A. Temyiz Yoluna Başvuranlar

Bölge Adliye Mahkemesinin yukarıda belirtilen kararına karşı süresi içinde davalı erkek tarafından temyiz isteminde bulunmuştur.

B. Temyiz Sebepleri

Davalı erkek tarafından Bölge Adliye Mahkemesinin kısmen kabul kararının hatalı olduğu belirtilerek istinaf dilekçesinde ileri sürülen sebeplerle, davacı kadının boşanmaya dair hüküm kesinleşmeden sadakat yükümlülüğünü ihlal ettiği ve bu ilişkisinden bir çocuğu olduğu, soy bağının reddi ile ilgili dava açacağını belirterek kusur belirlemesi, maddî tazminat ve nafakalar yönünden Bölge Adliye Mahkemesi kararının bozulması talep edilmiştir.

C. Gerekçe

1. Uyuşmazlık ve Hukuki Nitelendirme

Uyuşmazlık, taraflar arasında görülen boşanma davasında, taraflar arasında evlilik birliğinin sarsılmasına sebebiyet verecek nitelikte geçimsizlik bulunup bulunmadığı, geçimsizlik var ise kusurun kimden kaynaklandığı, savunmanın genişletilmesi niteliğinde bulunan ve dava tarihinden sonra gerçekleşen olayların iş bu davada ileri sürülüp sürülemeyeceği, maddî tazminat, tedbir nafakası, yoksulluk nafakası ve iştirak nafakası verilmesi şartlarının gerçekleşip gerçekleşmediği ve miktarları noktasında toplanmaktadır.

2. İlgili Hukuk

6100 sayılı Hukuk Muhakemeleri Kanunu'nun (6100 sayılı Kanun) 323 üncü ve devam maddeleri, 369 uncu maddesinin birinci fıkrası, 370 ... maddesi ve 371 ... maddesi. 4721 sayılı Kanunu'nun 4 üncü maddesi, 166 ıncı maddesinin birinci ve ikinci fıkrası, 169 uncu maddesi, 174 üncü maddesinin birinci fıkrası, 175 ... maddesi, 182 ... maddesi, 327 ... maddesi, 328 ... maddesi, 330 uncu maddesi. 6098 sayılı Türk Borçlar Kanunu'nun 50 ... maddesi, 51 ... maddesi

3. Değerlendirme

1.Bölge adliye mahkemelerinin nihai kararlarının bozulması 6100 sayılı Kanun'un 371 ... maddesinde yer alan sebeplerden birinin varlığı hâlinde mümkündür.

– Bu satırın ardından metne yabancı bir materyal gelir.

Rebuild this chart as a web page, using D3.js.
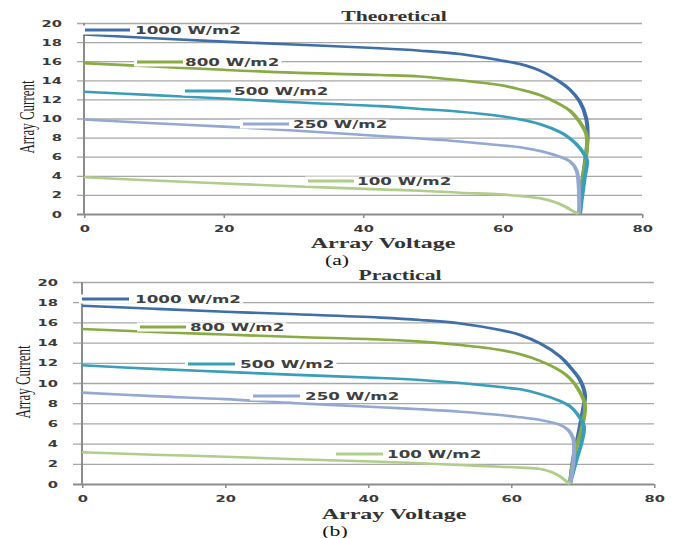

2.Temyizen incelenen karar, tarafların karşılıklı iddia ve savunmalarına, dayandıkları belgelere, uyuşmazlığa uygulanması gereken hukuk kuralları ile hukuki ilişkinin nitelendirilmesine, dava şartlarına, yargılama ve ispat kuralları ile kararda belirtilen gerekçelere göre usul ve kanuna uygun olup davalı erkek tarafından temyiz dilekçesinde ileri sürülen nedenler kararın bozulmasını gerektirecek nitelikte görülmemiştir.

VI. KARAR

Açıklanan sebeplerle;

Temyiz olunan Bölge Adliye Mahkemesi kararının 6100 sayılı Kanun'un 370 ... maddesinin birinci fıkrası uyarınca ONANMASINA,

Aşağıda yazılı temyiz giderinin temyiz edene yükletilmesine,

Dosyanın İlk Derece Mahkemesine, kararın bir örneğinin Bölge Adliye Mahkemesine gönderilmesine,

09.05.2023 tarihinde oy birliğiyle karar verildi.